October 9, 2020 12:05 PM

By Elizabeth Culliford

(Reuters) - Twitter Inc (NYSE: TWTR) said on Friday it will remove tweets calling for people to interfere with the U.S. election process or implementation of election results, including through violence, as the company also announced more restrictions to slow the spread of misinformation.

Twitter said in a blog post that, from next week, users will get a prompt pointing them to credible information before they can retweet content that has been labeled as misleading.

It said it would add more warnings and restrictions on tweets with misleading information labels from U.S. political figures like candidates and campaigns, as well as U.S.-based accounts with more than 100,000 followers or that get "significant engagement."

Twitter, which recently told Reuters it was testing how to make its labeling more obvious and direct, said people will have to tap through warnings to see these tweets. Users can also only 'quote tweet' this content, as likes, retweets and replies will be turned off.

Twitter says it has labeled thousands of misleading posts, though most attention has been on the labels applied to tweets by U.S. President Donald Trump. Twitter also said it would label tweets that falsely claim a win for any candidate.

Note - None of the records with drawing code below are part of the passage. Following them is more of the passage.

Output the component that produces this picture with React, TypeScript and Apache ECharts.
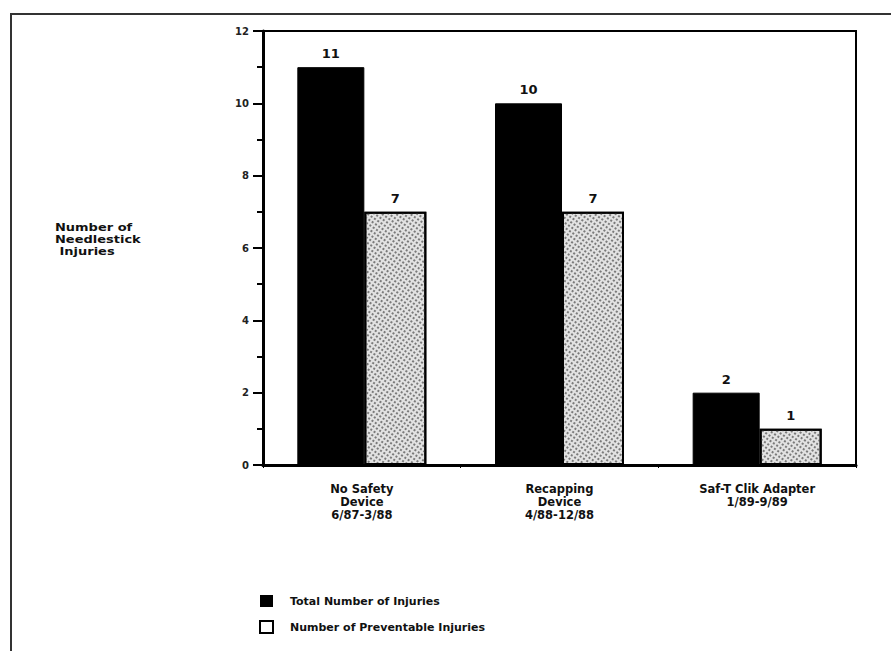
import React, { useEffect, useRef } from "react";
import * as echarts from "echarts";

const categories = [
  "No Safety\nDevice\n6/87-3/88",
  "Recapping\nDevice\n4/88-12/88",
  "Saf-T Clik Adapter\n1/89-9/89",
];
const totalInjuries = [11, 10, 2];
const preventableInjuries = [7, 7, 1];
const yTicks = [0, 2, 4, 6, 8, 10, 12];
const seriesNames = ["Total Number of Injuries", "Number of Preventable Injuries"];
const yAxisTitle = ["Number of", "Needlestick", " Injuries"];

const FONT = "DejaVu Sans, Liberation Sans, Arial, sans-serif";

export default function App() {
  const ref = useRef<HTMLDivElement>(null);
  useEffect(() => {
    if (!ref.current) return;
    const chart = echarts.init(ref.current, null, { renderer: "svg" });
    chart.setOption({
      animation: false,
      backgroundColor: "#ffffff",
      textStyle: { fontFamily: FONT },
      grid: {
        left: 263,
        right: 35,
        top: 31,
        bottom: 186,
        show: true,
        borderColor: "#000",
        borderWidth: 2,
        backgroundColor: "transparent",
      },
      legend: {
        orient: "vertical",
        left: 254,
        top: 590,
        icon: "rect",
        itemWidth: 13,
        itemHeight: 12,
        itemGap: 13,
        textStyle: { fontFamily: FONT, fontSize: 11, fontWeight: "bold", color: "#111", padding: [0, 0, 0, 12] },
        data: [
          { name: seriesNames[0], itemStyle: { color: "#000", borderColor: "#000", borderWidth: 0, decal: "none" } },
          { name: seriesNames[1], itemStyle: { color: "#fff", borderColor: "#000", borderWidth: 2, decal: "none" } },
        ],
      },
      xAxis: {
        type: "category",
        data: categories,
        axisLine: { show: true, lineStyle: { color: "#000", width: 3 } },
        axisTick: { show: true, alignWithLabel: false, length: 3, lineStyle: { color: "#000", width: 1 } },
        axisLabel: {
          fontFamily: FONT,
          fontSize: 11.5,
          fontWeight: "bold",
          color: "#111",
          lineHeight: 13,
          margin: 17,
        },
      },
      yAxis: {
        type: "value",
        min: 0,
        max: 12,
        interval: 2,
        axisLine: { show: true, lineStyle: { color: "#000", width: 3 } },
        axisTick: { show: true, length: 10, lineStyle: { color: "#000", width: 2 } },
        minorTick: { show: true, splitNumber: 2, length: 6, lineStyle: { color: "#000", width: 2 } },
        splitLine: { show: false },
        axisLabel: {
          fontFamily: FONT,
          fontSize: 10,
          fontWeight: "bold",
          color: "#222",
          margin: 14,
          formatter: (v: number) => (yTicks.includes(v) ? String(v) : ""),
        },
      },
      series: [
        {
          name: seriesNames[0],
          type: "bar",
          data: totalInjuries,
          barWidth: 67,
          barGap: "0%",
          itemStyle: { color: "#000", borderColor: "#000", borderWidth: 1 },
          label: {
            show: true,
            position: "top",
            distance: 7,
            fontFamily: FONT,
            fontSize: 13,
            fontWeight: "bold",
            color: "#111",
          },
        },
        {
          name: seriesNames[1],
          type: "bar",
          data: preventableInjuries,
          barWidth: 62,
          barGap: "0%",
          itemStyle: {
            color: "#e2e2e2",
            borderColor: "#000",
            borderWidth: 2,
            decal: {
              symbol: "rect",
              symbolSize: 1,
              dashArrayX: [2, 2],
              dashArrayY: [2, 2],
              color: "#7a7a7a",
              rotation: 0.6,
            },
          },
          label: {
            show: true,
            position: "top",
            distance: 7,
            fontFamily: FONT,
            fontSize: 13,
            fontWeight: "bold",
            color: "#111",
          },
        },
      ],
      graphic: [
        {
          type: "polyline",
          shape: { points: [[11, 651], [11, 14], [891, 14]] },
          style: { stroke: "#333", lineWidth: 2, fill: "none" },
          silent: true,
        },
        ...yAxisTitle.map((t, i) => ({
          type: "text",
          x: 55,
          y: 223 + i * 12,
          scaleX: 1.3,
          style: {
            text: t,
            x: 0,
            y: 0,
            verticalAlign: "top",
            fontFamily: FONT,
            fontSize: 10,
            fontWeight: "bold",
            fill: "#111",
          },
          silent: true,
        })),
      ],
    });
    return () => chart.dispose();
  }, []);
  return <div ref={ref} style={{ width: 891, height: 651, position: "absolute", left: 0, top: 0 }} />;
}
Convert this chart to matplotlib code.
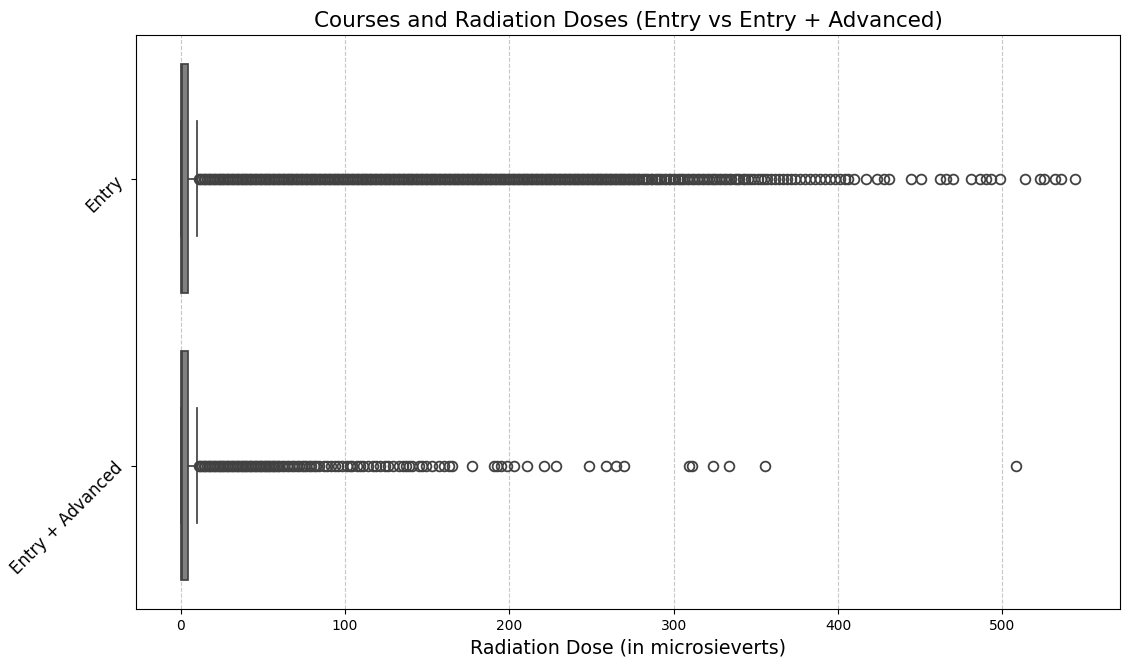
import matplotlib
matplotlib.use("Agg")
import matplotlib.pyplot as plt

# course groups (top to bottom)
categories = ["Entry", "Entry + Advanced"]

# box statistics (microsieverts)
q1 = [0.3, 0.3]
median = [0.6, 0.6]
q3 = [4.6, 4.6]
whis_lo = [0.0, 0.0]
whis_hi = [10.2, 10.2]

# outliers for "Entry" - up to ~280 they form a solid run of overlapping points
entry_fliers = [
    11, 12, 13, 14, 15, 16, 17, 18, 19, 20, 21, 22, 23, 24, 25, 26, 27, 28, 29, 30,
    31, 32, 33, 34, 35, 36, 37, 38, 39, 40, 41, 42, 43, 44, 45, 46, 47, 48, 49, 50,
    51, 52, 53, 54, 55, 56, 57, 58, 59, 60, 61, 62, 63, 64, 65, 66, 67, 68, 69, 70,
    71, 72, 73, 74, 75, 76, 77, 78, 79, 80, 81, 82, 83, 84, 85, 86, 87, 88, 89, 90,
    91, 92, 93, 94, 95, 96, 97, 98, 99, 100, 101, 102, 103, 104, 105, 106, 107, 108,
    109, 110, 111, 112, 113, 114, 115, 116, 117, 118, 119, 120, 121, 122, 123, 124,
    125, 126, 127, 128, 129, 130, 131, 132, 133, 134, 135, 136, 137, 138, 139, 140,
    141, 142, 143, 144, 145, 146, 147, 148, 149, 150, 151, 152, 153, 154, 155, 156,
    157, 158, 159, 160, 161, 162, 163, 164, 165, 166, 167, 168, 169, 170, 171, 172,
    173, 174, 175, 176, 177, 178, 179, 180, 181, 182, 183, 184, 185, 186, 187, 188,
    189, 190, 191, 192, 193, 194, 195, 196, 197, 198, 199, 200, 201, 202, 203, 204,
    205, 206, 207, 208, 209, 210, 211, 212, 213, 214, 215, 216, 217, 218, 219, 220,
    221, 222, 223, 224, 225, 226, 227, 228, 229, 230, 231, 232, 233, 234, 235, 236,
    237, 238, 239, 240, 241, 242, 243, 244, 245, 246, 247, 248, 249, 250, 251, 252,
    253, 254, 255, 256, 257, 258, 259, 260, 261, 262, 263, 264, 265, 266, 267, 268,
    269, 270, 271, 272, 273, 274, 275, 276, 277, 278, 279,
    280.5, 282, 283, 284.5, 286, 287, 288.5, 290, 291, 292.5, 294, 295.5, 297, 298,
    299.5, 301, 302.5, 304, 305, 306.5, 308, 309.5, 311, 312.5, 314, 315.5, 317,
    318.5, 320, 321.5, 323, 324.5, 326, 327.5, 329, 330.5, 332, 333.5, 335, 337,
    338.5, 340, 342, 343.5, 345, 347, 349, 351, 353, 355, 357, 359, 361.5, 364,
    366.5, 369, 371.5, 374, 377, 380, 383, 386, 389, 392, 395, 398, 401, 404, 406,
    409.5, 416.8, 423.4, 427.7, 430.7, 444.1, 450.2, 462.0, 465.5, 470.0, 480.6,
    486.6, 490.3, 493.3, 498.8, 514.0, 523.1, 525.0, 532.2, 535.8, 544.3,
]

# outliers for "Entry + Advanced"
adv_fliers = [
    11, 12, 13, 14, 15, 16, 17, 18, 19, 20, 21, 22, 23, 24, 25, 26, 27, 28, 29, 30,
    31, 32, 33, 34, 35, 36, 37, 38, 39, 40, 41, 42, 43, 44, 45, 46, 47, 48, 49, 50,
    51, 52, 53, 54, 55, 56, 57, 58, 59, 60, 61.5, 63, 64.5, 66, 67.5, 69, 70.5, 72,
    73.5, 75, 76.5, 78, 79.5, 81, 82.5, 84,
    87, 89, 91.5, 94, 96, 98, 101, 103, 104, 107, 109, 111, 114, 117, 119, 121, 124,
    126, 129, 133, 135, 137, 139, 141, 145, 147, 149, 153, 157, 160, 163, 165,
    177.4, 190.8, 192.6, 195.0, 198.7, 202.9, 210.8, 221.1, 228.4, 248.5, 258.8,
    264.9, 269.7, 309.2, 311.0, 323.8, 333.5, 355.4, 508.5,
]

fliers = [entry_fliers, adv_fliers]

stats = []
for i, name in enumerate(categories):
    stats.append({
        "label": name,
        "q1": q1[i],
        "med": median[i],
        "q3": q3[i],
        "whislo": whis_lo[i],
        "whishi": whis_hi[i],
        "fliers": fliers[i],
    })

line_col = "#424242"
box_col = "#808080"

fig = plt.figure(figsize=(11.24, 6.66), dpi=100)
ax = fig.add_subplot(111)
fig.subplots_adjust(left=0.121, right=0.9964, top=0.947, bottom=0.0856)

ax.bxp(
    stats,
    positions=[0, 1],
    widths=0.8,
    capwidths=0.4,
    orientation="horizontal",
    patch_artist=True,
    boxprops=dict(facecolor=box_col, edgecolor=line_col, linewidth=1.25),
    whiskerprops=dict(color=line_col, linewidth=1.25),
    capprops=dict(color=line_col, linewidth=1.25),
    medianprops=dict(color=line_col, linewidth=1.25),
    flierprops=dict(marker="o", markerfacecolor="none", markeredgecolor=line_col,
                    markersize=7, markeredgewidth=1.3),
)

ax.set_ylim(1.5, -0.5)
ax.set_yticks([0, 1])
ax.set_yticklabels(categories, rotation=45, fontsize=12)
ax.set_xticks([0, 100, 200, 300, 400, 500])
ax.tick_params(axis="x", labelsize=10)

ax.grid(axis="x", linestyle="--", alpha=0.7)
ax.set_axisbelow(True)

ax.set_title("Courses and Radiation Doses (Entry vs Entry + Advanced)", fontsize=15.5)
ax.set_xlabel("Radiation Dose (in microsieverts)", fontsize=13.7)

plt.savefig("out.png", dpi=100)
plt.close()
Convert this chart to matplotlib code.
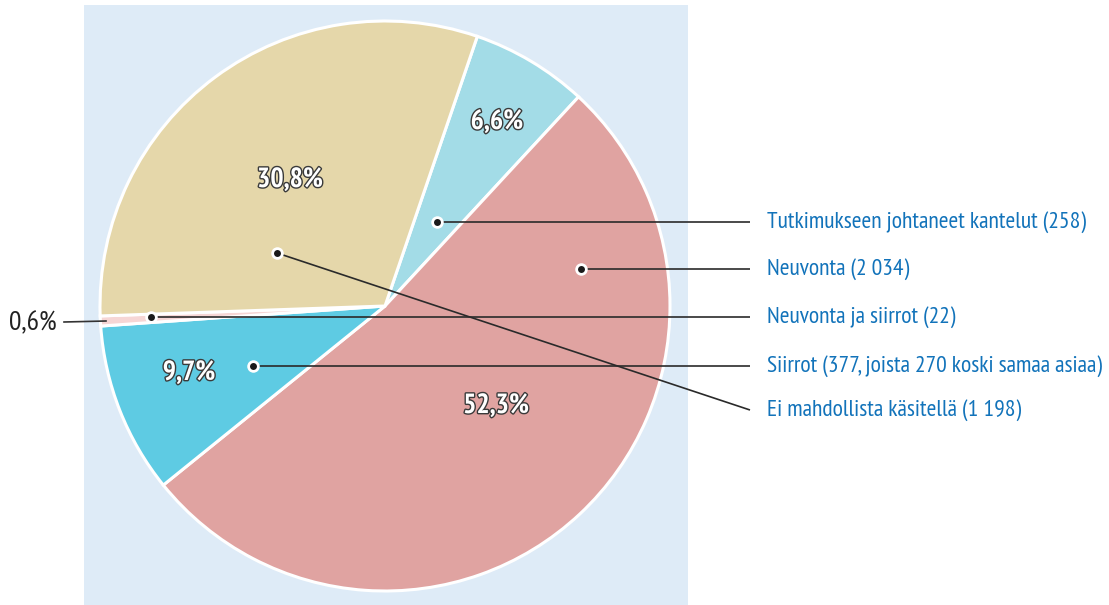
import matplotlib
matplotlib.use("Agg")
import matplotlib.pyplot as plt
import matplotlib.patheffects as pe
from matplotlib.patches import Rectangle

# ---- data ----
categories = [
    "Tutkimukseen johtaneet kantelut (258)",
    "Neuvonta (2 034)",
    "Neuvonta ja siirrot (22)",
    "Siirrot (377, joista 270 koski samaa asiaa)",
    "Ei mahdollista käsitellä (1 198)",
]
counts = [258, 2034, 22, 377, 1198]
pct_labels = ["6,6%", "52,3%", "0,6%", "9,7%", "30,8%"]
# clockwise order of the slices in the pie (indices into the lists above)
pie_order = [0, 1, 3, 2, 4]

# ---- style / layout ----
colors = ["#a3dce7", "#e0a3a1", "#f6d6d5", "#5ecbe3", "#e5d7aa"]
W, H = 1109, 605
FONT = ["PT Sans Narrow", "DejaVu Sans"]
center_px = (385, 306)
radius_px = 285
pct_pos = [(497, 122), (496, 406), None, (189, 373), (290, 180)]
dot_pos = [(437, 222), (581, 269), (151, 317), (253, 366), (277, 253)]
label_y = [222, 269, 317, 366, 410]
line_end_x = 750
text_x = 767
label_color = "#1273ba"


def Y(y):
    return H - y


fig = plt.figure(figsize=(W / 100, H / 100), dpi=100)
ax = fig.add_axes([0, 0, 1, 1])

ax.add_patch(Rectangle((84, 0), 688 - 84, H - 5, facecolor="#deebf7",
                       edgecolor="none", zorder=0))

ax.pie([counts[i] for i in pie_order], colors=[colors[i] for i in pie_order],
       startangle=71.1, counterclock=False,
       center=(center_px[0], Y(center_px[1])), radius=radius_px,
       wedgeprops=dict(edgecolor="white", linewidth=2.2), frame=True)
ax.set_xlim(0, W)
ax.set_ylim(0, H)
ax.set_aspect("equal")
ax.axis("off")

stroke = [pe.withStroke(linewidth=2.0, foreground="#3a3a3a")]
for lab, pos in zip(pct_labels, pct_pos):
    if pos is None:
        continue
    ax.text(pos[0], Y(pos[1]), lab, ha="center", va="center", color="white",
            fontsize=20, fontweight="bold", family=FONT, path_effects=stroke,
            zorder=5)

# small slice label outside
ax.text(57, Y(323), pct_labels[2], ha="right", va="center", color="#222222",
        fontsize=20, family=FONT, zorder=5)
ax.plot([64, 106], [Y(322), Y(321)], color="#333333", lw=1.2, zorder=4)

# leader lines, dots, and labels
for cat, (dx, dy), ly in zip(categories, dot_pos, label_y):
    ax.plot([dx, line_end_x], [Y(dy), Y(ly)], color="#2a2a2a", lw=1.2,
            zorder=4, solid_capstyle="butt")
    ax.plot(dx, Y(dy), "o", ms=9, mfc="white", mec="none", zorder=6)
    ax.plot(dx, Y(dy), "o", ms=5, mfc="#1a1a1a", mec="none", zorder=7)
    ax.text(text_x, Y(ly), cat, ha="left", va="center", color=label_color,
            fontsize=17, family=FONT, zorder=5)

fig.savefig("out.png", dpi=100)
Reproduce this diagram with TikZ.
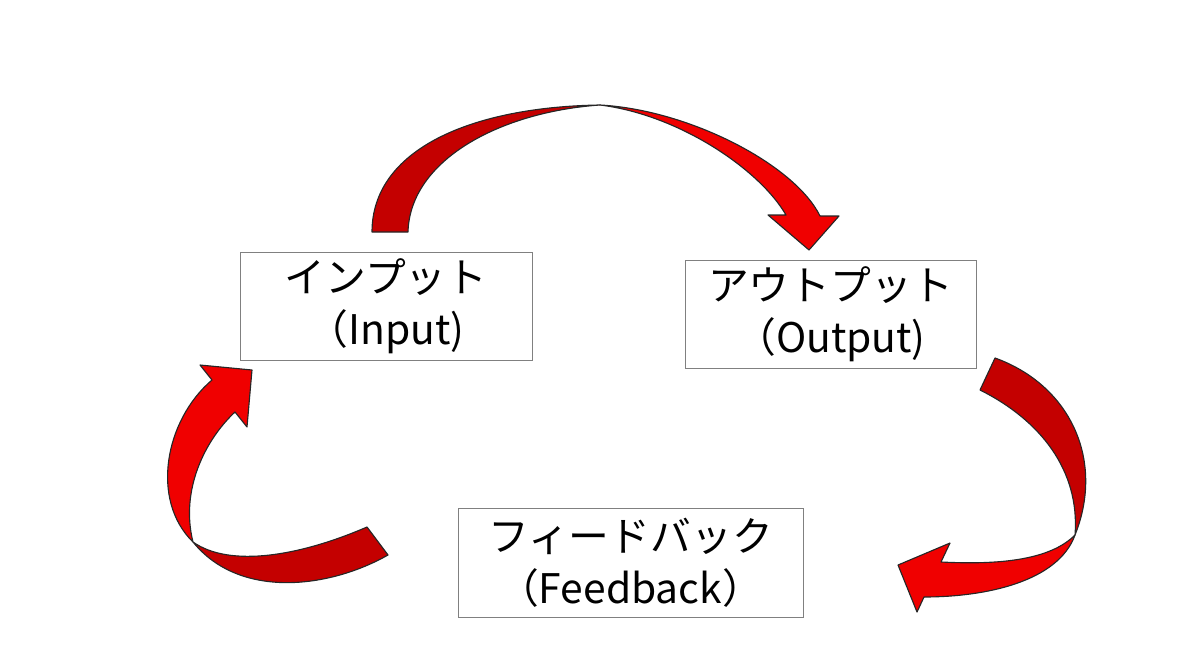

The company announced several temporary steps to slow amplification of content: for example, from Oct. 20 to at least the end of the U.S. election week, global users pressing "retweet" will be directed first to the "quote tweet" button to encourage people to add their own commentary.

It will also stop surfacing trending topics without added context, and will stop people seeing "liked by" recommendations from people they do not know in their timeline.

Twitter's decision to hit the brakes on automated recommendations contrasts with the approach at Facebook Inc (NASDAQ: FB), which is amping up promotion of its groups product despite concerns about extremism in those spaces.

Social media companies are under pressure to combat election-related misinformation and prepare for the possibility of violence or poll place intimidation around the Nov. 3 vote.

Reuters has reported that Republicans are mobilizing thousands of volunteers to watch early voting sites and ballot drop boxes to find evidence to back up Trump's unsubstantiated complaints about widespread voter fraud.